Repeat all the material exactly; pictures stay out of your copy.

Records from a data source
┌────────

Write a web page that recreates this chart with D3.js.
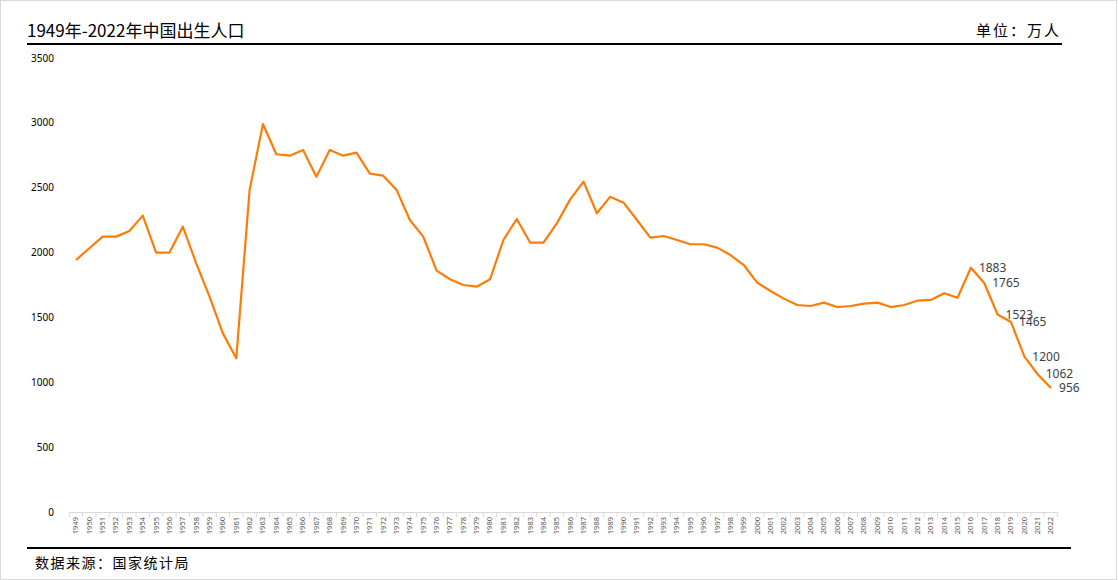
<!DOCTYPE html>
<html><head><meta charset="utf-8">
<script src="https://cdn.jsdelivr.net/npm/d3@7"></script>
<style>
html,body{margin:0;padding:0;background:#fff;}
svg{display:block;}
</style></head>
<body>
<svg id="c" width="1118" height="580"></svg>
<script>
const years = d3.range(1949, 2023).map(String);
const births = [1943,2033,2123,2123,2166,2285,2000,2000,2200,1917,
  1660,1377,1185,2483,2991,2758,2747,2791,2585,2791,
  2747,2770,2608,2593,2483,2251,2123,1861,1794,1750,
  1737,1794,2097,2259,2077,2077,2225,2410,2547,2303,
  2431,2385,2251,2115,2128,2097,2064,2064,2038,1981,
  1904,1768,1704,1645,1596,1588,1614,1580,1588,1606,
  1614,1580,1596,1629,1635,1686,1652,1883,1765,1523,
  1465,1200,1062,956];
const labelledYears = ["2016","2017","2018","2019","2020","2021","2022"];
const yTicks = [0,500,1000,1500,2000,2500,3000,3500];
const title = "1949年-2022年中国出生人口";
const unit = "单位：万人";
const source = "数据来源：国家统计局";

const svg = d3.select("#c");
const W = 1118, H = 580;
svg.append("rect").attr("x",0.5).attr("y",0.5).attr("width",W-2).attr("height",H-1)
  .attr("fill","#fff").attr("stroke","#d9d9d9");

const cjk = "'Noto Sans CJK SC','Noto Sans',sans-serif";
svg.append("text").attr("x",27).attr("y",37).text(title)
  .attr("font-family",cjk).attr("font-size",17).attr("fill","#000");
svg.append("text").attr("x",1061).attr("y",36).attr("text-anchor","end").text(unit)
  .attr("font-family",cjk).attr("font-size",15).attr("fill","#000").attr("letter-spacing",2);
svg.append("line").attr("x1",27).attr("x2",1062).attr("y1",44).attr("y2",44)
  .attr("stroke","#000").attr("stroke-width",2);
svg.append("line").attr("x1",27).attr("x2",1071).attr("y1",548).attr("y2",548)
  .attr("stroke","#000").attr("stroke-width",2);
svg.append("text").attr("x",35).attr("y",568).text(source)
  .attr("font-family",cjk).attr("font-size",14).attr("fill","#000").attr("letter-spacing",1.5);

const x = d3.scaleBand().domain(years).range([69.3, 1057.7]);
const y = d3.scaleLinear().domain([0,3500]).range([512, 58]);

// y labels
const yg = svg.append("g").attr("transform","translate(54,0)");
yg.selectAll("text").data(yTicks).join("text")
  .attr("x",0).attr("y",d=>y(d)).attr("dy","0.35em").attr("text-anchor","end")
  .attr("font-family","'Noto Sans',sans-serif").attr("font-size",10).attr("fill","#000")
  .text(d=>d);

// x axis
const xAxis = d3.axisBottom(x).tickSize(0).tickSizeOuter(0);
const xg = svg.append("g").attr("transform","translate(0,512)").call(xAxis);
xg.select(".domain").attr("stroke","#d9d9d9");
xg.selectAll(".tick text")
  .attr("transform","rotate(-90)")
  .attr("text-anchor","end").attr("x",-5).attr("y",0).attr("dy","0.32em")
  .attr("font-family","'Noto Sans',sans-serif").attr("font-size",7.5).attr("fill","#595959");
// boundary ticks
const bounds = years.map(d=>x(d)).concat([x.range()[1]]);
xg.selectAll(".bt").data(bounds).join("line").attr("class","bt")
  .attr("x1",d=>d).attr("x2",d=>d).attr("y1",0).attr("y2",5).attr("stroke","#d9d9d9");

// line
const data = years.map((yr,i)=>({yr, v:births[i]}));
const line = d3.line().x(d=>x(d.yr)+x.bandwidth()/2).y(d=>y(d.v));
svg.append("path").datum(data).attr("d",line).attr("fill","none")
  .attr("stroke","#fb7d07").attr("stroke-width",2.2).attr("stroke-linejoin","round");

// data labels
svg.selectAll(".dl").data(data.filter(d=>labelledYears.includes(d.yr))).join("text")
  .attr("class","dl")
  .attr("x",d=>x(d.yr)+x.bandwidth()/2+8).attr("y",d=>y(d.v)).attr("dy","0.35em")
  .attr("font-family","'Noto Sans',sans-serif").attr("font-size",12).attr("fill","#404040")
  .text(d=>d.v);
</script>
</body></html>
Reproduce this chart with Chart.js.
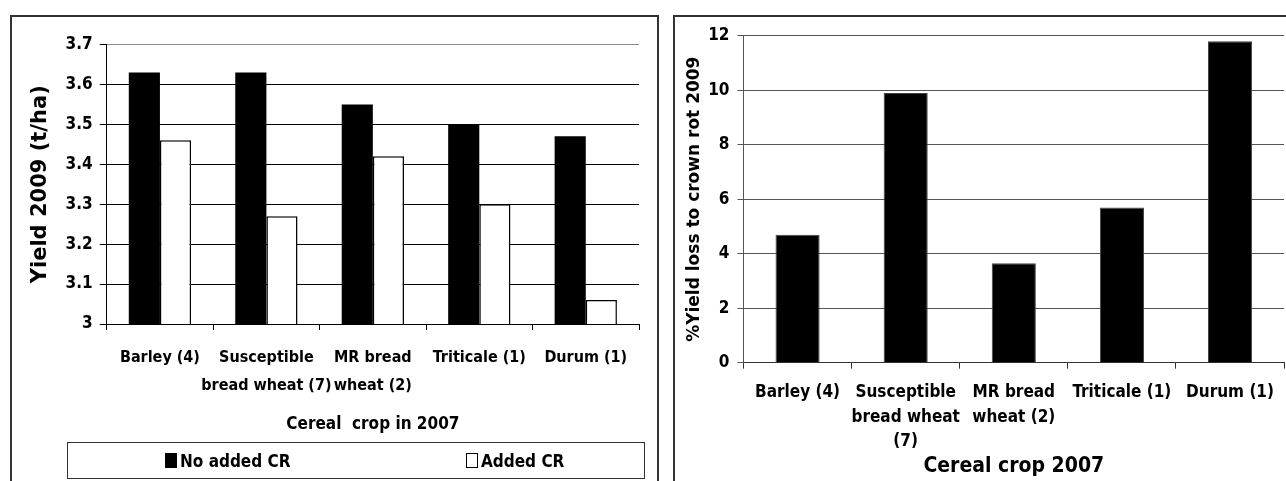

└────────

■ RESULT OF THE TASK ■
Write a web page that recreates this chart with D3.js.
<!DOCTYPE html>
<html><head><meta charset="utf-8">
<script src="https://cdn.jsdelivr.net/npm/d3@7"></script>
<style>
html,body{margin:0;padding:0;background:#fff;}
svg{display:block;}
</style></head>
<body>
<svg id="c" width="1118" height="580"></svg>
<script>
const years = d3.range(1949, 2023).map(String);
const births = [1943,2033,2123,2123,2166,2285,2000,2000,2200,1917,
  1660,1377,1185,2483,2991,2758,2747,2791,2585,2791,
  2747,2770,2608,2593,2483,2251,2123,1861,1794,1750,
  1737,1794,2097,2259,2077,2077,2225,2410,2547,2303,
  2431,2385,2251,2115,2128,2097,2064,2064,2038,1981,
  1904,1768,1704,1645,1596,1588,1614,1580,1588,1606,
  1614,1580,1596,1629,1635,1686,1652,1883,1765,1523,
  1465,1200,1062,956];
const labelledYears = ["2016","2017","2018","2019","2020","2021","2022"];
const yTicks = [0,500,1000,1500,2000,2500,3000,3500];
const title = "1949年-2022年中国出生人口";
const unit = "单位：万人";
const source = "数据来源：国家统计局";

const svg = d3.select("#c");
const W = 1118, H = 580;
svg.append("rect").attr("x",0.5).attr("y",0.5).attr("width",W-2).attr("height",H-1)
  .attr("fill","#fff").attr("stroke","#d9d9d9");

const cjk = "'Noto Sans CJK SC','Noto Sans',sans-serif";
svg.append("text").attr("x",27).attr("y",37).text(title)
  .attr("font-family",cjk).attr("font-size",17).attr("fill","#000");
svg.append("text").attr("x",1061).attr("y",36).attr("text-anchor","end").text(unit)
  .attr("font-family",cjk).attr("font-size",15).attr("fill","#000").attr("letter-spacing",2);
svg.append("line").attr("x1",27).attr("x2",1062).attr("y1",44).attr("y2",44)
  .attr("stroke","#000").attr("stroke-width",2);
svg.append("line").attr("x1",27).attr("x2",1071).attr("y1",548).attr("y2",548)
  .attr("stroke","#000").attr("stroke-width",2);
svg.append("text").attr("x",35).attr("y",568).text(source)
  .attr("font-family",cjk).attr("font-size",14).attr("fill","#000").attr("letter-spacing",1.5);

const x = d3.scaleBand().domain(years).range([69.3, 1057.7]);
const y = d3.scaleLinear().domain([0,3500]).range([512, 58]);

// y labels
const yg = svg.append("g").attr("transform","translate(54,0)");
yg.selectAll("text").data(yTicks).join("text")
  .attr("x",0).attr("y",d=>y(d)).attr("dy","0.35em").attr("text-anchor","end")
  .attr("font-family","'Noto Sans',sans-serif").attr("font-size",10).attr("fill","#000")
  .text(d=>d);

// x axis
const xAxis = d3.axisBottom(x).tickSize(0).tickSizeOuter(0);
const xg = svg.append("g").attr("transform","translate(0,512)").call(xAxis);
xg.select(".domain").attr("stroke","#d9d9d9");
xg.selectAll(".tick text")
  .attr("transform","rotate(-90)")
  .attr("text-anchor","end").attr("x",-5).attr("y",0).attr("dy","0.32em")
  .attr("font-family","'Noto Sans',sans-serif").attr("font-size",7.5).attr("fill","#595959");
// boundary ticks
const bounds = years.map(d=>x(d)).concat([x.range()[1]]);
xg.selectAll(".bt").data(bounds).join("line").attr("class","bt")
  .attr("x1",d=>d).attr("x2",d=>d).attr("y1",0).attr("y2",5).attr("stroke","#d9d9d9");

// line
const data = years.map((yr,i)=>({yr, v:births[i]}));
const line = d3.line().x(d=>x(d.yr)+x.bandwidth()/2).y(d=>y(d.v));
svg.append("path").datum(data).attr("d",line).attr("fill","none")
  .attr("stroke","#fb7d07").attr("stroke-width",2.2).attr("stroke-linejoin","round");

// data labels
svg.selectAll(".dl").data(data.filter(d=>labelledYears.includes(d.yr))).join("text")
  .attr("class","dl")
  .attr("x",d=>x(d.yr)+x.bandwidth()/2+8).attr("y",d=>y(d.v)).attr("dy","0.35em")
  .attr("font-family","'Noto Sans',sans-serif").attr("font-size",12).attr("fill","#404040")
  .text(d=>d.v);
</script>
</body></html>
Reproduce this chart with Chart.js.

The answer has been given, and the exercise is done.